**Task description:** Print nothing but the lines from the start of the listing below through the line that contains "508, 346, 495]". Do not include the pictures.

**Information supplied:**

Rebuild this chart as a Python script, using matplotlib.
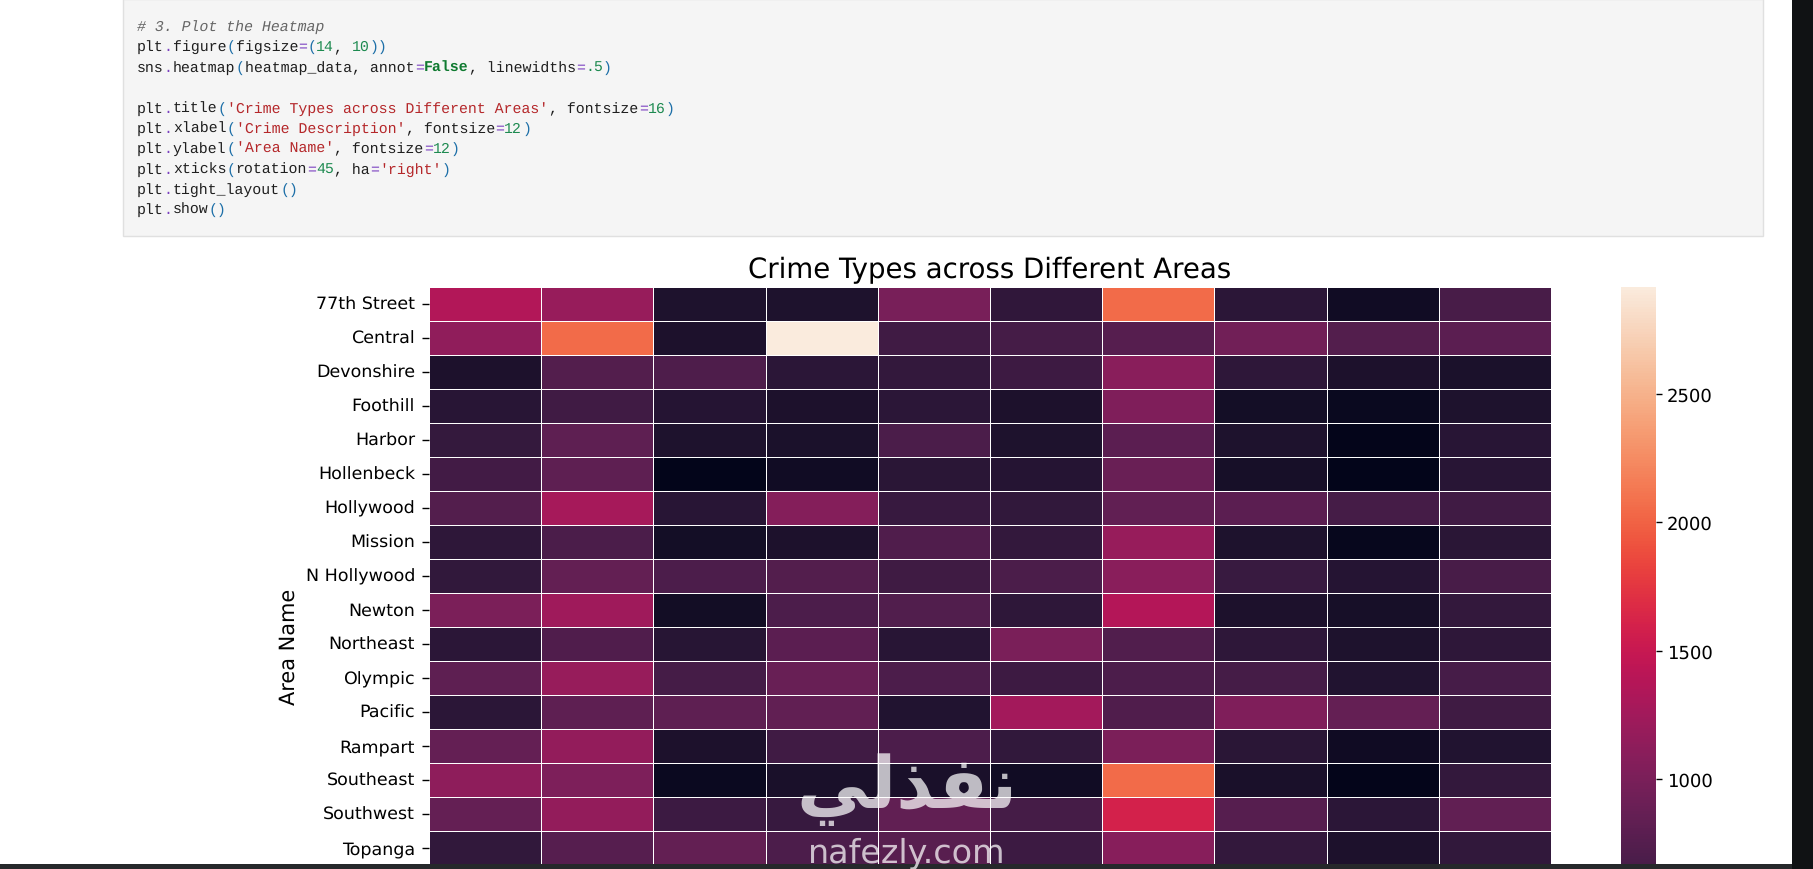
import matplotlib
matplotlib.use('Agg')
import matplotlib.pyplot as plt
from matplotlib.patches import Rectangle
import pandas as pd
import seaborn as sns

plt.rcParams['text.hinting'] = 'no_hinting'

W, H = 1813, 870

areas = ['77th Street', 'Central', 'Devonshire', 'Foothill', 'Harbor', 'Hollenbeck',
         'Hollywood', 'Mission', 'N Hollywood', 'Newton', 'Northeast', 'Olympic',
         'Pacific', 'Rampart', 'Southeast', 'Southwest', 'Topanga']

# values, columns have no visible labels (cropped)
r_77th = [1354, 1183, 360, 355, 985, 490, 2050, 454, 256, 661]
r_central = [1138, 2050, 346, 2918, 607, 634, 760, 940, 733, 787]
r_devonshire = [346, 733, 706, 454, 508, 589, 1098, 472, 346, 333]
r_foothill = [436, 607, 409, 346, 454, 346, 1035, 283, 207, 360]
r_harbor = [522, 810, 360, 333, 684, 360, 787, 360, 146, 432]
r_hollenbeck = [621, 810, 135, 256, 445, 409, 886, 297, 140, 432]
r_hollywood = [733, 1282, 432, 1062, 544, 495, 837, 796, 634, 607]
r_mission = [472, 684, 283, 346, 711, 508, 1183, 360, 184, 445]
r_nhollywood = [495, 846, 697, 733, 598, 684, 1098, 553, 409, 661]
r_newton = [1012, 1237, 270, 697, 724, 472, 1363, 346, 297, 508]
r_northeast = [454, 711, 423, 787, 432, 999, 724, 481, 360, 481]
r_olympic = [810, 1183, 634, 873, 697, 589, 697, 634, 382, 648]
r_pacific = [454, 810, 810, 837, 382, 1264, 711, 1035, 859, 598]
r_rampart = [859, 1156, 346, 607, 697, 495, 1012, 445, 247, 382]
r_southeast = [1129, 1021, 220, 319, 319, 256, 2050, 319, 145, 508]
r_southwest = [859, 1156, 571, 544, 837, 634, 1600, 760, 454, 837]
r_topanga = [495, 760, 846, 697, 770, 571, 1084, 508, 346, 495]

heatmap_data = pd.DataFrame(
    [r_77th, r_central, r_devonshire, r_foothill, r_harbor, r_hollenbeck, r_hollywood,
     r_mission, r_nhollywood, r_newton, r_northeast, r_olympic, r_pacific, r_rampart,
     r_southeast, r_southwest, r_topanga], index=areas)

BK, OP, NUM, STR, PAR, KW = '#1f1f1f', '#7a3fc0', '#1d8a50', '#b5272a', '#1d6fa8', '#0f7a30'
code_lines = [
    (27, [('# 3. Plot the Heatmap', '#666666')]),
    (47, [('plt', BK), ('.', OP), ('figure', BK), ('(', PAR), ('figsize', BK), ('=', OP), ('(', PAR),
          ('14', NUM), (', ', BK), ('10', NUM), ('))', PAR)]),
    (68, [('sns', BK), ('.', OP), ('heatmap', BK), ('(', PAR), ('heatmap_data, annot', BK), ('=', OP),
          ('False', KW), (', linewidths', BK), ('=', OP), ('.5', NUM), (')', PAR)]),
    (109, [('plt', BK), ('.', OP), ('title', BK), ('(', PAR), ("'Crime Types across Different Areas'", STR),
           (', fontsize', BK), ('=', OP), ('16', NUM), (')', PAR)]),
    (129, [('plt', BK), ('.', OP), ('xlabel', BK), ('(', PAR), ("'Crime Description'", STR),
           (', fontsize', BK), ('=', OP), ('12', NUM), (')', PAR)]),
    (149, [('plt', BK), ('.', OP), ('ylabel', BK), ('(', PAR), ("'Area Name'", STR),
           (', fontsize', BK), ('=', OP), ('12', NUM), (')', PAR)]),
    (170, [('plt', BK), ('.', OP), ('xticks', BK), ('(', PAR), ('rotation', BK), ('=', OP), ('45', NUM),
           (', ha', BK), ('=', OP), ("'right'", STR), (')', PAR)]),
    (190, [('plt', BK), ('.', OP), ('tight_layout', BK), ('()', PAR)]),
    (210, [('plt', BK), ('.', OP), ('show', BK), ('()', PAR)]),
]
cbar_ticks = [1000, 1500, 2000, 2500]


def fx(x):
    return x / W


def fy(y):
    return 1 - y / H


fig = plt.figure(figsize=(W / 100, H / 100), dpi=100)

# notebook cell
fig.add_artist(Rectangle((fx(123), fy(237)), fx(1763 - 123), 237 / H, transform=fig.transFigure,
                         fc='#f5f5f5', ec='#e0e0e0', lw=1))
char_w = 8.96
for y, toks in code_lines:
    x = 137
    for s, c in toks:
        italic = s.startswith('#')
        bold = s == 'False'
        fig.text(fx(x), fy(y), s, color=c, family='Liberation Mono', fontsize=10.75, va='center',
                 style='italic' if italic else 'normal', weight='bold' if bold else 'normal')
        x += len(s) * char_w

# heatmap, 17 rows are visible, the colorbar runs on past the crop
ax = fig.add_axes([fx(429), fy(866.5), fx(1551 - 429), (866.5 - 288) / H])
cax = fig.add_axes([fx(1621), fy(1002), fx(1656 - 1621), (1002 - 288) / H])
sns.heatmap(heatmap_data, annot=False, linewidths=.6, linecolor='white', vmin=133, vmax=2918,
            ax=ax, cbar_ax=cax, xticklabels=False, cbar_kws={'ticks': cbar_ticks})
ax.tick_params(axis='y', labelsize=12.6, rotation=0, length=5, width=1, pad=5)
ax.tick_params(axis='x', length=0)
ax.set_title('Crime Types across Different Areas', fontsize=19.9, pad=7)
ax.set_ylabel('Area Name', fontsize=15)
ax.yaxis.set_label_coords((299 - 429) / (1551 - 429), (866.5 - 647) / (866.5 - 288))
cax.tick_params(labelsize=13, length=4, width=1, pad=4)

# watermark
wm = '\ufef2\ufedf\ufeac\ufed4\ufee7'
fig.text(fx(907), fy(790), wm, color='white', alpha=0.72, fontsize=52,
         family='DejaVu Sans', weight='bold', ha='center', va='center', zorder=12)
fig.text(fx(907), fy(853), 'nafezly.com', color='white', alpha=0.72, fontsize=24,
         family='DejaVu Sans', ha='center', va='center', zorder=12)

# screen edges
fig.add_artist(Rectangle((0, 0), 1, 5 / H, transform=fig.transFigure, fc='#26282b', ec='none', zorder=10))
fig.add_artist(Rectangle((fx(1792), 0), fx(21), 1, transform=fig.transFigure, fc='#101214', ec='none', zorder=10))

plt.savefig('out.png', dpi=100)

**Correct output:**
Rebuild this chart as a Python script, using matplotlib.
import matplotlib
matplotlib.use('Agg')
import matplotlib.pyplot as plt
from matplotlib.patches import Rectangle
import pandas as pd
import seaborn as sns

plt.rcParams['text.hinting'] = 'no_hinting'

W, H = 1813, 870

areas = ['77th Street', 'Central', 'Devonshire', 'Foothill', 'Harbor', 'Hollenbeck',
         'Hollywood', 'Mission', 'N Hollywood', 'Newton', 'Northeast', 'Olympic',
         'Pacific', 'Rampart', 'Southeast', 'Southwest', 'Topanga']

# values, columns have no visible labels (cropped)
r_77th = [1354, 1183, 360, 355, 985, 490, 2050, 454, 256, 661]
r_central = [1138, 2050, 346, 2918, 607, 634, 760, 940, 733, 787]
r_devonshire = [346, 733, 706, 454, 508, 589, 1098, 472, 346, 333]
r_foothill = [436, 607, 409, 346, 454, 346, 1035, 283, 207, 360]
r_harbor = [522, 810, 360, 333, 684, 360, 787, 360, 146, 432]
r_hollenbeck = [621, 810, 135, 256, 445, 409, 886, 297, 140, 432]
r_hollywood = [733, 1282, 432, 1062, 544, 495, 837, 796, 634, 607]
r_mission = [472, 684, 283, 346, 711, 508, 1183, 360, 184, 445]
r_nhollywood = [495, 846, 697, 733, 598, 684, 1098, 553, 409, 661]
r_newton = [1012, 1237, 270, 697, 724, 472, 1363, 346, 297, 508]
r_northeast = [454, 711, 423, 787, 432, 999, 724, 481, 360, 481]
r_olympic = [810, 1183, 634, 873, 697, 589, 697, 634, 382, 648]
r_pacific = [454, 810, 810, 837, 382, 1264, 711, 1035, 859, 598]
r_rampart = [859, 1156, 346, 607, 697, 495, 1012, 445, 247, 382]
r_southeast = [1129, 1021, 220, 319, 319, 256, 2050, 319, 145, 508]
r_southwest = [859, 1156, 571, 544, 837, 634, 1600, 760, 454, 837]
r_topanga = [495, 760, 846, 697, 770, 571, 1084, 508, 346, 495]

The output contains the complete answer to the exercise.